» **PROBLEM DETAILS**: Leave out every picture, then output exactly the lines between the ones holding "Generate a Python" and "from matplotlib.ticker import MultipleLocator", inclusive, and nothing beyond them.

:: PROVIDED DATA ::

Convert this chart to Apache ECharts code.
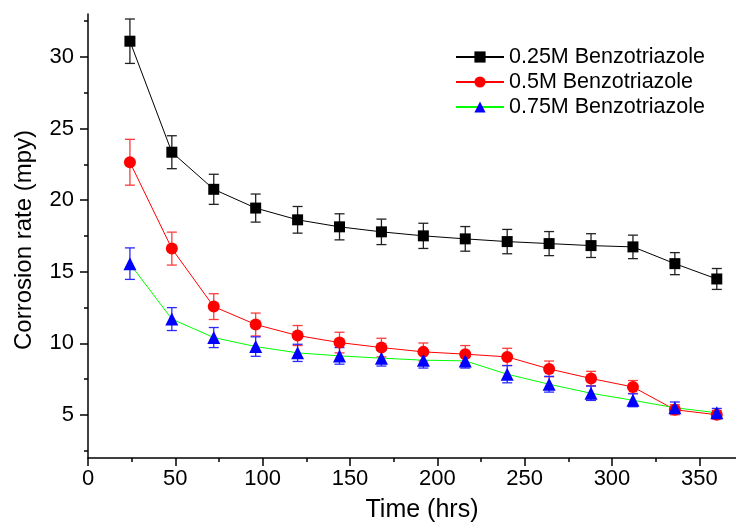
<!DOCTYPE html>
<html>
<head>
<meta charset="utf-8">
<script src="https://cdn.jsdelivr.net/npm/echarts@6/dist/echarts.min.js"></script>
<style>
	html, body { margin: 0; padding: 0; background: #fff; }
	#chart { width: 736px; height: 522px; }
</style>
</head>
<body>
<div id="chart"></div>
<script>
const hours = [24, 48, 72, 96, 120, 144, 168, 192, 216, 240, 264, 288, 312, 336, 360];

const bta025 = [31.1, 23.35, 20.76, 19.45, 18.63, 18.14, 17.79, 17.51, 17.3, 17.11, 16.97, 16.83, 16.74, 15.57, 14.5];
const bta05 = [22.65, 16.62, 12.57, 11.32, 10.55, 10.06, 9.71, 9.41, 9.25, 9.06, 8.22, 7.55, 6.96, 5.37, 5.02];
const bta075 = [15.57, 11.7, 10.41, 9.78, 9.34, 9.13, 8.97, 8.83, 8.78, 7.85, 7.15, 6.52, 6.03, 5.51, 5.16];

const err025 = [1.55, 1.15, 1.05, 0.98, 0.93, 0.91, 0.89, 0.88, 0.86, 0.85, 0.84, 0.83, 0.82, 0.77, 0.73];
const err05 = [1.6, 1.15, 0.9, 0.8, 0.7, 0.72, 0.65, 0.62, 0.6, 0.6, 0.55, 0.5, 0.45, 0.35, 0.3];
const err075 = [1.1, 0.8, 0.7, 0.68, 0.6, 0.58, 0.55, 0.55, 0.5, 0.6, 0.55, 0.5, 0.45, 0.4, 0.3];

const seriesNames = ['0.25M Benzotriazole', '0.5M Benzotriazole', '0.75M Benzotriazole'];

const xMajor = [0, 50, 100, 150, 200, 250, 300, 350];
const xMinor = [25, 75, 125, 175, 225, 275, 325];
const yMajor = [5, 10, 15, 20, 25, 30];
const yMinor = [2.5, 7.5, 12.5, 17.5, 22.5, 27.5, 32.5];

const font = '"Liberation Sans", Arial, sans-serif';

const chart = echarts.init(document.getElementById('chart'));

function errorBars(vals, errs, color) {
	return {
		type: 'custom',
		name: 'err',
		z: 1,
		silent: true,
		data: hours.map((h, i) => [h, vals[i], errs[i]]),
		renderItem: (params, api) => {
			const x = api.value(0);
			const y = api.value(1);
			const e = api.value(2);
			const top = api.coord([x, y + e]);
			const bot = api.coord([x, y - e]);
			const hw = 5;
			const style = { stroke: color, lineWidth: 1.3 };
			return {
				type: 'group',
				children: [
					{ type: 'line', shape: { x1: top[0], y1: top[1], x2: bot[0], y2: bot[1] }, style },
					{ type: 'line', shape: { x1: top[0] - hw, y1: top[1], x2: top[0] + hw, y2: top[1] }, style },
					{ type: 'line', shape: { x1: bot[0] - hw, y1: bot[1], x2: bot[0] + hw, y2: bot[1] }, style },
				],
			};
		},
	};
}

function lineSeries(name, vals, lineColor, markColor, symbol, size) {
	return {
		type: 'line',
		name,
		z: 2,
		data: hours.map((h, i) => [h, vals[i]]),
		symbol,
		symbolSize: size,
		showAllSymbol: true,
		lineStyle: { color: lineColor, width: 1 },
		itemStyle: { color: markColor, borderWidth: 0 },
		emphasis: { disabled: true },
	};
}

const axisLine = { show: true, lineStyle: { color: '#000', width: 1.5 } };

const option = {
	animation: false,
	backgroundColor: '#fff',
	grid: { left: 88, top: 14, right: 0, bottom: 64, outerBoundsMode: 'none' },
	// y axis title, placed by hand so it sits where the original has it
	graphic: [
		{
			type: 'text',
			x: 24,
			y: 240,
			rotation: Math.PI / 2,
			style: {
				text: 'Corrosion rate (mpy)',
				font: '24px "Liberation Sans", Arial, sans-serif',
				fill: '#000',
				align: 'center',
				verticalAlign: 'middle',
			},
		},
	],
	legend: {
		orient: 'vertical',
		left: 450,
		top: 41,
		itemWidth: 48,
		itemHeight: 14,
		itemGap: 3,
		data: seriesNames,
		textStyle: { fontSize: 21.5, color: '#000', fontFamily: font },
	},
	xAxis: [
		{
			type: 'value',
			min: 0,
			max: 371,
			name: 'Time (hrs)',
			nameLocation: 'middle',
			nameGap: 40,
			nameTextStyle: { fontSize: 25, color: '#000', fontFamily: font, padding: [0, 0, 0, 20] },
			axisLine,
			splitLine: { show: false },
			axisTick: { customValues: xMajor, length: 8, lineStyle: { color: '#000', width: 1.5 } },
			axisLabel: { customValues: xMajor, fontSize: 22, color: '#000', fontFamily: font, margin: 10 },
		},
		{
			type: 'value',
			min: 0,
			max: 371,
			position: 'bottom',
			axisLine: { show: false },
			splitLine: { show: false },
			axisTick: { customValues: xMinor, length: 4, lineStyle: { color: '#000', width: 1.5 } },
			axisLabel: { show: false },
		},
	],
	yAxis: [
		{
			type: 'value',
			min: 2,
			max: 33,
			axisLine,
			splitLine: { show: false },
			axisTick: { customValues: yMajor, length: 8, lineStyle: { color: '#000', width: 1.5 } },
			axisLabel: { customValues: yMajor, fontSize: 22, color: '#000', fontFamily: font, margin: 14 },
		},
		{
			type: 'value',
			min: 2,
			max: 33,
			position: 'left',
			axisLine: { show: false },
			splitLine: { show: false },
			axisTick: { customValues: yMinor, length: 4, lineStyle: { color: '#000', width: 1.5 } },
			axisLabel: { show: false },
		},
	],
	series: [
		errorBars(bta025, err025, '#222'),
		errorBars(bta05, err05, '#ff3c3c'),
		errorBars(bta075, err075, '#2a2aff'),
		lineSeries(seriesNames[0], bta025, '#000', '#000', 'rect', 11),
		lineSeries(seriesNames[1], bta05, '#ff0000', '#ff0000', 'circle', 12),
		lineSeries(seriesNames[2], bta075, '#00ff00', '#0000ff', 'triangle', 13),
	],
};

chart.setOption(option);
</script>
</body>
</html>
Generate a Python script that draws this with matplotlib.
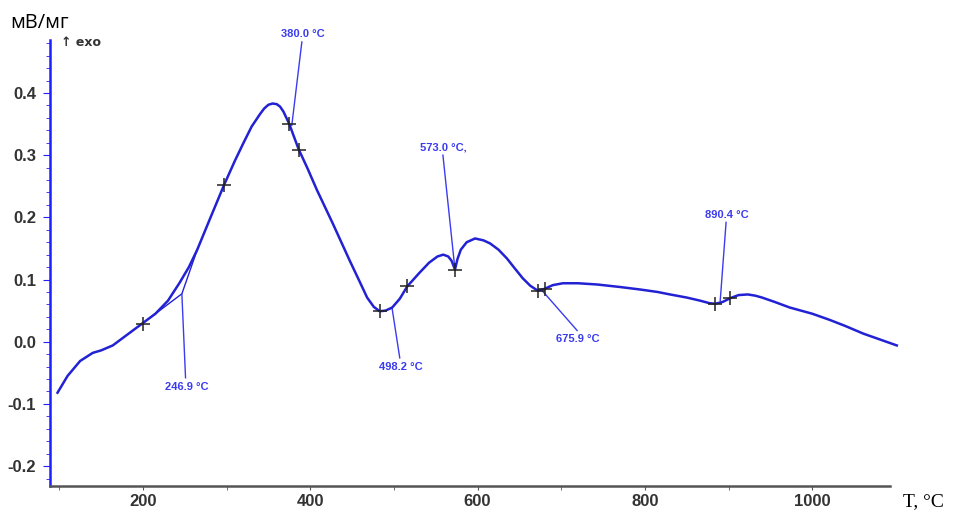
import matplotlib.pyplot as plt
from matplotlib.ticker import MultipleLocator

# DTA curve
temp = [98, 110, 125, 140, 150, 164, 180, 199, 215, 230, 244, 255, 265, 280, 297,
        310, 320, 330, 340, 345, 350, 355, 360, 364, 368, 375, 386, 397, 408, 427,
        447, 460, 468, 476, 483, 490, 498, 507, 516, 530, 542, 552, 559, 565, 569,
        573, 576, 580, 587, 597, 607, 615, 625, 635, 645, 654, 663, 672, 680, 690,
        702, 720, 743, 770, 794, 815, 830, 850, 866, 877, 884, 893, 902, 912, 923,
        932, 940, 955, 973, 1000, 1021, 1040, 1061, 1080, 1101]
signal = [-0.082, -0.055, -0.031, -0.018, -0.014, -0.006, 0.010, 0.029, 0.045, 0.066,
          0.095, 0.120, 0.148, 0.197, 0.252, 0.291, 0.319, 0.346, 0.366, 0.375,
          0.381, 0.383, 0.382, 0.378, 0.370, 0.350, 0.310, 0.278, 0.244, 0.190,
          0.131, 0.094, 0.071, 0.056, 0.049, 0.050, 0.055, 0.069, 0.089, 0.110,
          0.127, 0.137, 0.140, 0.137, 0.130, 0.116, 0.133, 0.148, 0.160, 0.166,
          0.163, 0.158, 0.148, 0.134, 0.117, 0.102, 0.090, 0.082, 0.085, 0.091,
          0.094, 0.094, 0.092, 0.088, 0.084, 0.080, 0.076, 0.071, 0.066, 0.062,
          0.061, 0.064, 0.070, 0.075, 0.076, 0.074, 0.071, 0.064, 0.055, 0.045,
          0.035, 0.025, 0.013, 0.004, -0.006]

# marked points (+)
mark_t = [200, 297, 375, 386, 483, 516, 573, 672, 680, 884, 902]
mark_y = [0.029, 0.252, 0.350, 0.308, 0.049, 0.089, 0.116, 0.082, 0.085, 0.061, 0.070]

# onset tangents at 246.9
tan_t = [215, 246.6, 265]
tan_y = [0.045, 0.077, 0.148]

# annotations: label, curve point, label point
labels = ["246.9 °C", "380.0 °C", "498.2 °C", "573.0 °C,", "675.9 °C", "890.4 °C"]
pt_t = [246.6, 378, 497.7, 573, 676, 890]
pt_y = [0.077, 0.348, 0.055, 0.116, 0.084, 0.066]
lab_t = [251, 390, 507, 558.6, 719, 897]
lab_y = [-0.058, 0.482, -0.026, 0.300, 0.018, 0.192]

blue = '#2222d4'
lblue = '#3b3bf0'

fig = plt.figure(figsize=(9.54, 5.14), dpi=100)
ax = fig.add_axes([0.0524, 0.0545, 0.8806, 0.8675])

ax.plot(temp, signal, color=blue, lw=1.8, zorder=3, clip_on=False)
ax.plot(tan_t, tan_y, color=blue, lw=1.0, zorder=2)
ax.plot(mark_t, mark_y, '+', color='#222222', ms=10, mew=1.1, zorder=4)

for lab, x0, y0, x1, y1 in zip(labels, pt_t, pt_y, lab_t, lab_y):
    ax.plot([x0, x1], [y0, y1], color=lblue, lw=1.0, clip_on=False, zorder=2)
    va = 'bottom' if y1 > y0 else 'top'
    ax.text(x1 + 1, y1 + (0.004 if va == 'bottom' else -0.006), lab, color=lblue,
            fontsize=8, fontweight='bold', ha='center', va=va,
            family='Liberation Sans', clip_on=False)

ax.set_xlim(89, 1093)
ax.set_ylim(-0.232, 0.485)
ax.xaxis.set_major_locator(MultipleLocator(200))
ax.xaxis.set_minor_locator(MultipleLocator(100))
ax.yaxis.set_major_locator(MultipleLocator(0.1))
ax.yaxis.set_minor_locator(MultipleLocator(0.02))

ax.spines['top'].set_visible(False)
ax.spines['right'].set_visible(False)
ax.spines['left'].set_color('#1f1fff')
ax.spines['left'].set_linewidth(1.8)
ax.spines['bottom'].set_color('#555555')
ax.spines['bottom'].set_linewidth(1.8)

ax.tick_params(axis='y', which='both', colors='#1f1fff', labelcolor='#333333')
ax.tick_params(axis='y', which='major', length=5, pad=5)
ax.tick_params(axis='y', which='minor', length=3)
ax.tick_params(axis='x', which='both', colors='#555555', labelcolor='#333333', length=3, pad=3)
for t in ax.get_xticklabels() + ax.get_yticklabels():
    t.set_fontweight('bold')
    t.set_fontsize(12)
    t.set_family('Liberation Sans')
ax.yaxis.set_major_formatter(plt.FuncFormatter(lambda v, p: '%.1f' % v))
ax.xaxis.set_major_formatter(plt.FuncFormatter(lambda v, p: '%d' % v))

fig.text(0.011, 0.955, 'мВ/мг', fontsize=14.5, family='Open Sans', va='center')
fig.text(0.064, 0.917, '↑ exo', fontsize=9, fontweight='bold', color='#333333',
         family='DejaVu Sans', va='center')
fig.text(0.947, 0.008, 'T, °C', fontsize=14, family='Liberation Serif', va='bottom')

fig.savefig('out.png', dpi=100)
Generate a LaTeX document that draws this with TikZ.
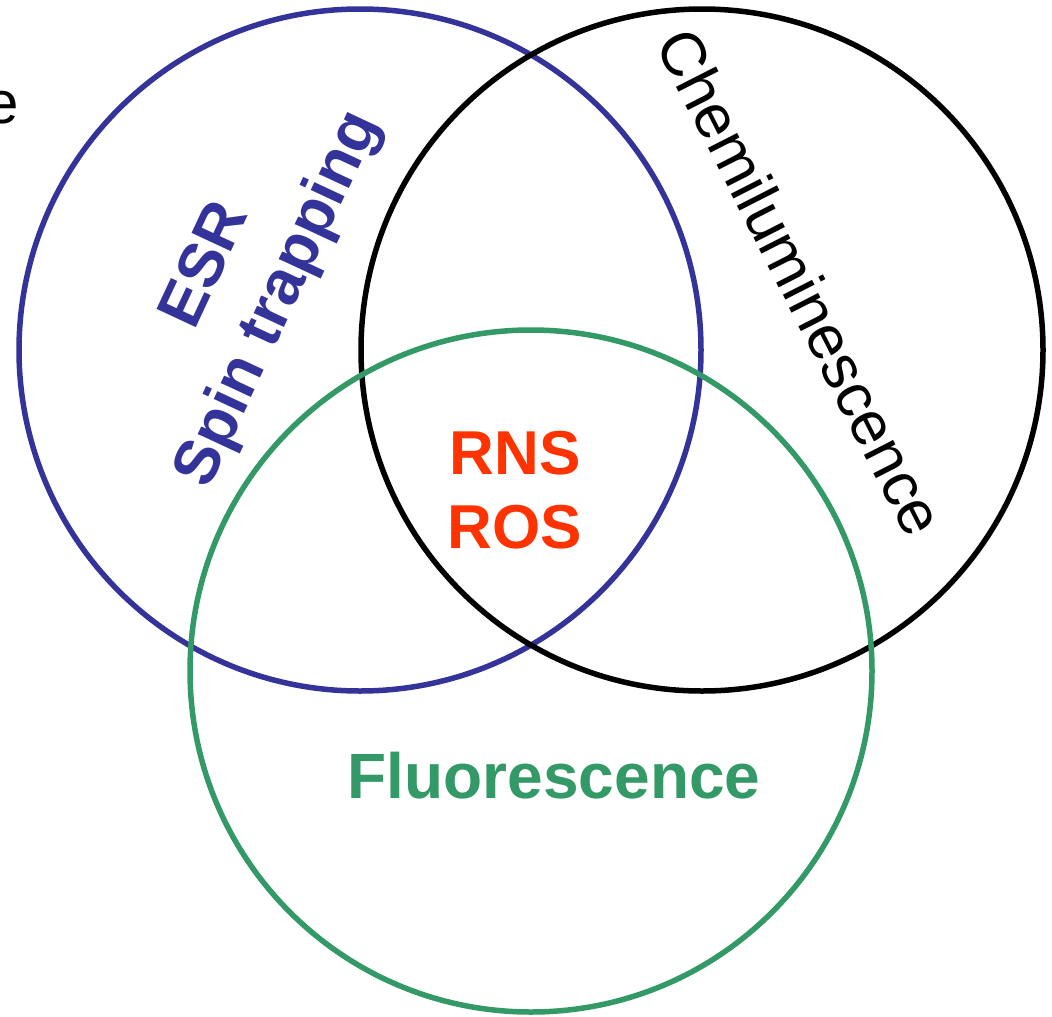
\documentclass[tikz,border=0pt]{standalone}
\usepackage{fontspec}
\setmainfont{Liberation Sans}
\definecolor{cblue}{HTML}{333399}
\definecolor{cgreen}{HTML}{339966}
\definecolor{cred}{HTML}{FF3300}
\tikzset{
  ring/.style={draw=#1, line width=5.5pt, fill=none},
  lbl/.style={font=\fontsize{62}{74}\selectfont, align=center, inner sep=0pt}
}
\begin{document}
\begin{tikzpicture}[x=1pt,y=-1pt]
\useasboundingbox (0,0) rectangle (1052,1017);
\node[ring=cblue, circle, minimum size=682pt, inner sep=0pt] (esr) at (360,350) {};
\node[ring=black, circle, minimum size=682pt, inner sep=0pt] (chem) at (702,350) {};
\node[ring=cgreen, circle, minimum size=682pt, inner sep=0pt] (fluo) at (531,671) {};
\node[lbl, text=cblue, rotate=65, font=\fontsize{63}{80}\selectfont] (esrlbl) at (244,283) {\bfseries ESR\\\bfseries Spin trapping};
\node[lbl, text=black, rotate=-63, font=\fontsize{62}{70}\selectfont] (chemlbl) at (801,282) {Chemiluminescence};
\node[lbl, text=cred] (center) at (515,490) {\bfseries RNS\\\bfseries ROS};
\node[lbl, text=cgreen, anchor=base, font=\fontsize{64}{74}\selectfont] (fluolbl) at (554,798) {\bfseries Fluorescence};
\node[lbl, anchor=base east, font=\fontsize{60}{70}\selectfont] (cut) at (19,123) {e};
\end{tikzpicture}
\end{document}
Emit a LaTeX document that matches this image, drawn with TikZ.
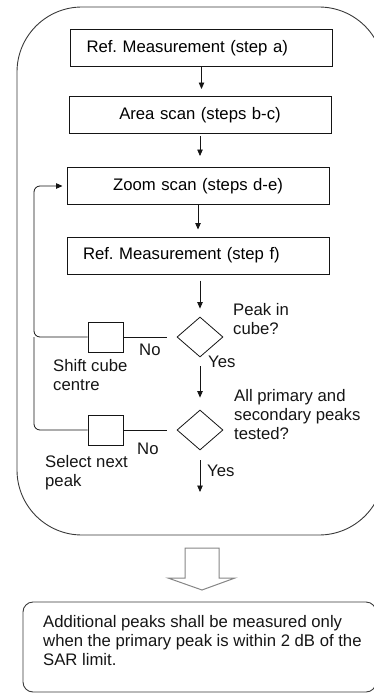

:::

» **ANSWER BELOW**:
Generate a Python script that draws this with matplotlib.
import matplotlib.pyplot as plt
from matplotlib.ticker import MultipleLocator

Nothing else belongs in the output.